The suit, filed Friday, alleges that CATCH Neighborhood Housing “refused to make a reasonable accommodation” for Cathy Wyrenbeck, a physically disabled tenant in its Mennino Place apartment complex who had requested a second cooling unit to alleviate symptoms related to her illness. It states that Wyrenbeck suffers from chronic urticarial, or hives, which impairs her ability to stand or sit for long periods of time and is exacerbated by heat.
The suit does not indicate how much Wyrenbeck is seeking in monetary damages.
Wyrenbeck would not comment yesterday on the suit, and a spokeswoman with the DOJ did not immediately return a request for comment.
CATCH President Rosemary Heard disputed the allegations, contending that her organization had in fact tried to accommodate Wyrenbeck by helping her secure cash for a second unit.
According to the suit, Wyrenbeck moved into the apartment complex in late 2011. In June 2012 she informed MB Management, an agent of CATCH that oversees the 45-unit complex, that the portable floor-based cooling unit in her apartment was insufficient given her condition, and she asked to rent a second floor unit. The company eventually told her they had no such units, and suggested she purchase one on her own.
In July, Wyrenbeck asked if she could install a window unit that she already owned, the suit states. An employee at MB Management responded that such units are not permitted at the complex, and that if she wanted to install one she had to file a “reasonable accommodation” request. Within a week of receiving that information, and before filing the request, Wyrenbeck installed the window unit in her living room.

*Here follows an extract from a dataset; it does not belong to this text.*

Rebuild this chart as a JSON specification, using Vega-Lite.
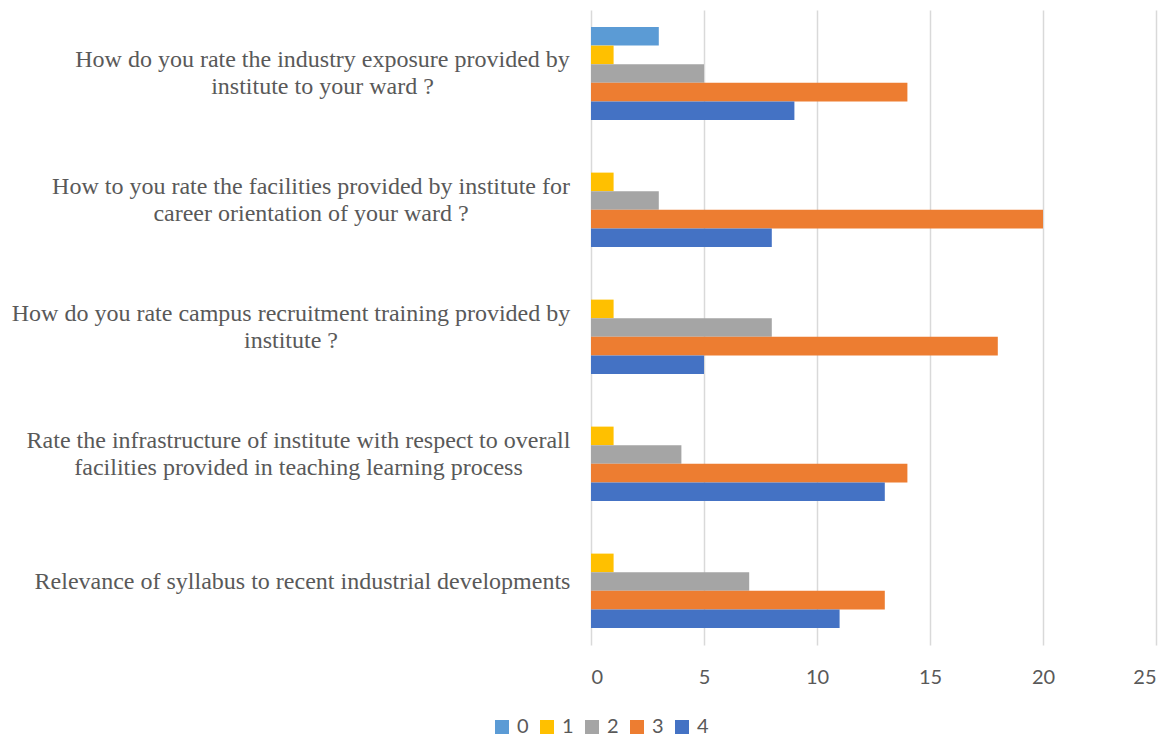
{
  "$schema": "https://vega.github.io/schema/vega-lite/v6.json",
  "width": 565,
  "height": 635,
  "autosize": {"type": "none"},
  "padding": {"left": 591, "top": 10, "right": 17, "bottom": 92},
  "background": "white",
  "config": {"view": {"stroke": null}},
  "data": {
    "values": [
      {"question": "How do you rate the industry exposure provided by|institute to your ward ?", "rating": "0", "count": 3},
      {"question": "How do you rate the industry exposure provided by|institute to your ward ?", "rating": "1", "count": 1},
      {"question": "How do you rate the industry exposure provided by|institute to your ward ?", "rating": "2", "count": 5},
      {"question": "How do you rate the industry exposure provided by|institute to your ward ?", "rating": "3", "count": 14},
      {"question": "How do you rate the industry exposure provided by|institute to your ward ?", "rating": "4", "count": 9},
      {"question": "How to you rate the facilities provided by institute for|career orientation of your ward ?", "rating": "1", "count": 1},
      {"question": "How to you rate the facilities provided by institute for|career orientation of your ward ?", "rating": "2", "count": 3},
      {"question": "How to you rate the facilities provided by institute for|career orientation of your ward ?", "rating": "3", "count": 20},
      {"question": "How to you rate the facilities provided by institute for|career orientation of your ward ?", "rating": "4", "count": 8},
      {"question": "How do you rate campus recruitment training provided by|institute ?", "rating": "1", "count": 1},
      {"question": "How do you rate campus recruitment training provided by|institute ?", "rating": "2", "count": 8},
      {"question": "How do you rate campus recruitment training provided by|institute ?", "rating": "3", "count": 18},
      {"question": "How do you rate campus recruitment training provided by|institute ?", "rating": "4", "count": 5},
      {"question": "Rate the infrastructure of institute with respect to overall|facilities provided in teaching learning process", "rating": "1", "count": 1},
      {"question": "Rate the infrastructure of institute with respect to overall|facilities provided in teaching learning process", "rating": "2", "count": 4},
      {"question": "Rate the infrastructure of institute with respect to overall|facilities provided in teaching learning process", "rating": "3", "count": 14},
      {"question": "Rate the infrastructure of institute with respect to overall|facilities provided in teaching learning process", "rating": "4", "count": 13},
      {"question": "Relevance of syllabus to recent industrial developments", "rating": "1", "count": 1},
      {"question": "Relevance of syllabus to recent industrial developments", "rating": "2", "count": 7},
      {"question": "Relevance of syllabus to recent industrial developments", "rating": "3", "count": 13},
      {"question": "Relevance of syllabus to recent industrial developments", "rating": "4", "count": 11}
    ]
  },
  "mark": {"type": "bar"},
  "encoding": {
    "y": {
      "field": "question",
      "type": "nominal",
      "sort": null,
      "scale": {"paddingInner": 0.268, "paddingOuter": 0.134},
      "axis": {
        "title": null,
        "domain": false,
        "ticks": false,
        "tickSize": 0,
        "grid": false,
        "labelExpr": "split(datum.label, '|')",
        "labelFont": "Liberation Serif",
        "labelFontSize": 24,
        "labelColor": "#595959",
        "labelLineHeight": 27,
        "labelAlign": "center",
        "labelBaseline": "middle",
        "labelPadding": 280,
        "labelLimit": 0,
        "encoding": {
          "labels": {
            "dx": {
              "condition": [
                {"test": "datum.value === 'How do you rate the industry exposure provided by|institute to your ward ?'", "value": 11},
                {"test": "datum.value === 'How to you rate the facilities provided by institute for|career orientation of your ward ?'", "value": -0.5},
                {"test": "datum.value === 'How do you rate campus recruitment training provided by|institute ?'", "value": -20.5},
                {"test": "datum.value === 'Rate the infrastructure of institute with respect to overall|facilities provided in teaching learning process'", "value": -13}
              ],
              "value": -9
            },
            "dy": {
              "condition": {"test": "datum.value === 'Relevance of syllabus to recent industrial developments'", "value": 0},
              "value": -13.5
            }
          }
        }
      }
    },
    "yOffset": {
      "field": "rating",
      "type": "nominal",
      "scale": {"domain": ["0", "1", "2", "3", "4"], "paddingInner": 0, "paddingOuter": 0}
    },
    "x": {
      "field": "count",
      "type": "quantitative",
      "scale": {"domain": [0, 25], "nice": false},
      "axis": {
        "title": null,
        "values": [0, 5, 10, 15, 20, 25],
        "domain": false,
        "ticks": false,
        "tickSize": 0,
        "grid": true,
        "gridColor": "#d9d9d9",
        "gridWidth": 1.5,
        "labelFont": "Lato",
        "labelFontSize": 20,
        "labelColor": "#595959",
        "labelPadding": 22
      }
    },
    "color": {
      "field": "rating",
      "type": "nominal",
      "scale": {"domain": ["0", "1", "2", "3", "4"], "range": ["#5B9BD5", "#FFC000", "#A5A5A5", "#ED7D31", "#4472C4"]},
      "legend": {
        "title": null,
        "orient": "none",
        "direction": "horizontal",
        "legendX": -99,
        "legendY": 707,
        "symbolType": "square",
        "symbolSize": 196,
        "symbolStrokeWidth": 0,
        "symbolOpacity": 1,
        "labelFont": "Lato",
        "labelFontSize": 20,
        "labelColor": "#595959",
        "labelOffset": 5,
        "columnPadding": 8
      }
    }
  }
}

By mid-July Wyrenbeck had obtained and completed the required request forms. A few weeks later, according to the suit, she contacted a manager to discuss the status of her request. He told her she needed to remove the window unit because it violated her lease. A week later, with the unit still in the window, he notified her of the violation in writing.
Wyrenbeck then filed a complaint with the Department of Housing and Urban Development, which provides CATCH with funds to operate Mennino Place. In September, Wyrenbeck removed the window unit.
Heard described the situation as “unfortunate,” and indicated that her organization is “committed to serving the needs of all tenants living in our housing.” She said window units are not allowed at Mennino Place for aesthetic reasons.
“When we built Mennino we provided a rolling unit so not to have 45 box units hanging out of windows,” she said. “It’s a beautiful building, and we wanted to preserve the facade.”
Heard noted that CATCH had offered to connect Wyrenbeck with another nonprofit that could help her finance a second rolling unit. She said Wyrenbeck was never served an eviction notice.
“We have an obligation to adhere to all of the fair housing laws,” Heard said, suggesting that treating “one resident differently than another” would be unfair. So far no other tenants have asked to install window units, she said.
In May, CATCH and MB Management provided Wyrenbeck with a second floor unit.
Wyrenbeck directed questions yesterday to an attorney she said was also representing her in a suit against CATCH. It’s not clear if that is separate from the DOJ suit. Heard said her organization has dealt with “a number of lawsuits from Cathy” over the years, including one that involved a dispute over heating.